┌─ GIVEN MATERIAL

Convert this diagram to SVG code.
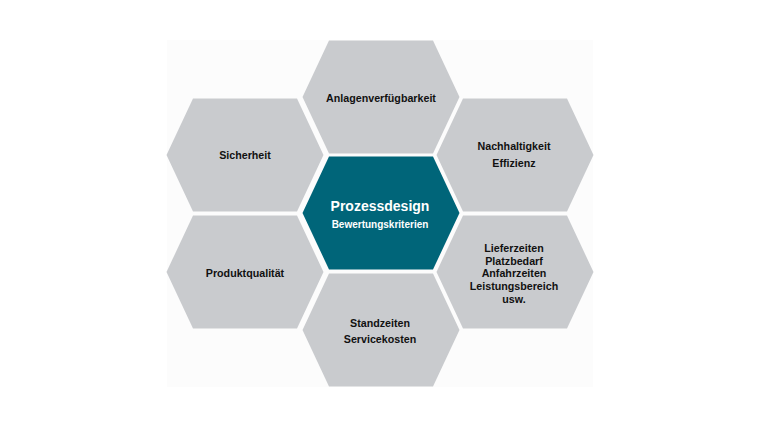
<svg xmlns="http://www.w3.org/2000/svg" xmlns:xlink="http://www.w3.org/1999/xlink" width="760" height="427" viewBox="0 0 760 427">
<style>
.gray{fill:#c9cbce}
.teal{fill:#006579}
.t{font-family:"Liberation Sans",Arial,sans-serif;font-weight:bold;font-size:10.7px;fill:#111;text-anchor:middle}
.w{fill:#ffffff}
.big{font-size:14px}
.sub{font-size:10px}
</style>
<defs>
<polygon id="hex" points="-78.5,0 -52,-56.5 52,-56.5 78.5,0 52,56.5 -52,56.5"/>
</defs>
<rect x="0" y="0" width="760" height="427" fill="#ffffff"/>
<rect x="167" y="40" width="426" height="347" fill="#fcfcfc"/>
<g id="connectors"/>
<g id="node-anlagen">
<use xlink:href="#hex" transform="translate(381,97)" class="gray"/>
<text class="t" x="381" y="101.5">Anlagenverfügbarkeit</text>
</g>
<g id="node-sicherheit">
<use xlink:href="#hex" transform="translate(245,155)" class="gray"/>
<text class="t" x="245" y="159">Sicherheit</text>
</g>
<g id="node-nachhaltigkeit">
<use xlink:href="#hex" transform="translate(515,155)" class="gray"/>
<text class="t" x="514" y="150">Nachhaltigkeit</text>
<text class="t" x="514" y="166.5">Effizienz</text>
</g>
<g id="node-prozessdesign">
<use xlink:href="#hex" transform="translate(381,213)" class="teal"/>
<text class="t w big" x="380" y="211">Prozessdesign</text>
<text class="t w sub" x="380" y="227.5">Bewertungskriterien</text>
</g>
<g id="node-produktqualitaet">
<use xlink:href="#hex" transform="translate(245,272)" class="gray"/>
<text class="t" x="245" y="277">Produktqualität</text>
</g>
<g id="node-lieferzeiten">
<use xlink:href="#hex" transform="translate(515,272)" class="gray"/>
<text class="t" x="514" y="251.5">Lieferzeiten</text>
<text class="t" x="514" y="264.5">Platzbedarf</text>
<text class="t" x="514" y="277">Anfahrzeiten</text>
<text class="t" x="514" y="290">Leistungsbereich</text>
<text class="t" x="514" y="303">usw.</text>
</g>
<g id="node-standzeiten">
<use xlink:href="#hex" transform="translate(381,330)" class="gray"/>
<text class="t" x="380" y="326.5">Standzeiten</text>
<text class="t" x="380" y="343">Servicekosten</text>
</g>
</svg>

└─

*WHAT THE TASK ASKS*
Go through the listing above and write it out again exactly, dropping the pictures.

*COMPLETED TASK*
Convert this diagram to SVG code.
<svg xmlns="http://www.w3.org/2000/svg" xmlns:xlink="http://www.w3.org/1999/xlink" width="760" height="427" viewBox="0 0 760 427">
<style>
.gray{fill:#c9cbce}
.teal{fill:#006579}
.t{font-family:"Liberation Sans",Arial,sans-serif;font-weight:bold;font-size:10.7px;fill:#111;text-anchor:middle}
.w{fill:#ffffff}
.big{font-size:14px}
.sub{font-size:10px}
</style>
<defs>
<polygon id="hex" points="-78.5,0 -52,-56.5 52,-56.5 78.5,0 52,56.5 -52,56.5"/>
</defs>
<rect x="0" y="0" width="760" height="427" fill="#ffffff"/>
<rect x="167" y="40" width="426" height="347" fill="#fcfcfc"/>
<g id="connectors"/>
<g id="node-anlagen">
<use xlink:href="#hex" transform="translate(381,97)" class="gray"/>
<text class="t" x="381" y="101.5">Anlagenverfügbarkeit</text>
</g>
<g id="node-sicherheit">
<use xlink:href="#hex" transform="translate(245,155)" class="gray"/>
<text class="t" x="245" y="159">Sicherheit</text>
</g>
<g id="node-nachhaltigkeit">
<use xlink:href="#hex" transform="translate(515,155)" class="gray"/>
<text class="t" x="514" y="150">Nachhaltigkeit</text>
<text class="t" x="514" y="166.5">Effizienz</text>
</g>
<g id="node-prozessdesign">
<use xlink:href="#hex" transform="translate(381,213)" class="teal"/>
<text class="t w big" x="380" y="211">Prozessdesign</text>
<text class="t w sub" x="380" y="227.5">Bewertungskriterien</text>
</g>
<g id="node-produktqualitaet">
<use xlink:href="#hex" transform="translate(245,272)" class="gray"/>
<text class="t" x="245" y="277">Produktqualität</text>
</g>
<g id="node-lieferzeiten">
<use xlink:href="#hex" transform="translate(515,272)" class="gray"/>
<text class="t" x="514" y="251.5">Lieferzeiten</text>
<text class="t" x="514" y="264.5">Platzbedarf</text>
<text class="t" x="514" y="277">Anfahrzeiten</text>
<text class="t" x="514" y="290">Leistungsbereich</text>
<text class="t" x="514" y="303">usw.</text>
</g>
<g id="node-standzeiten">
<use xlink:href="#hex" transform="translate(381,330)" class="gray"/>
<text class="t" x="380" y="326.5">Standzeiten</text>
<text class="t" x="380" y="343">Servicekosten</text>
</g>
</svg>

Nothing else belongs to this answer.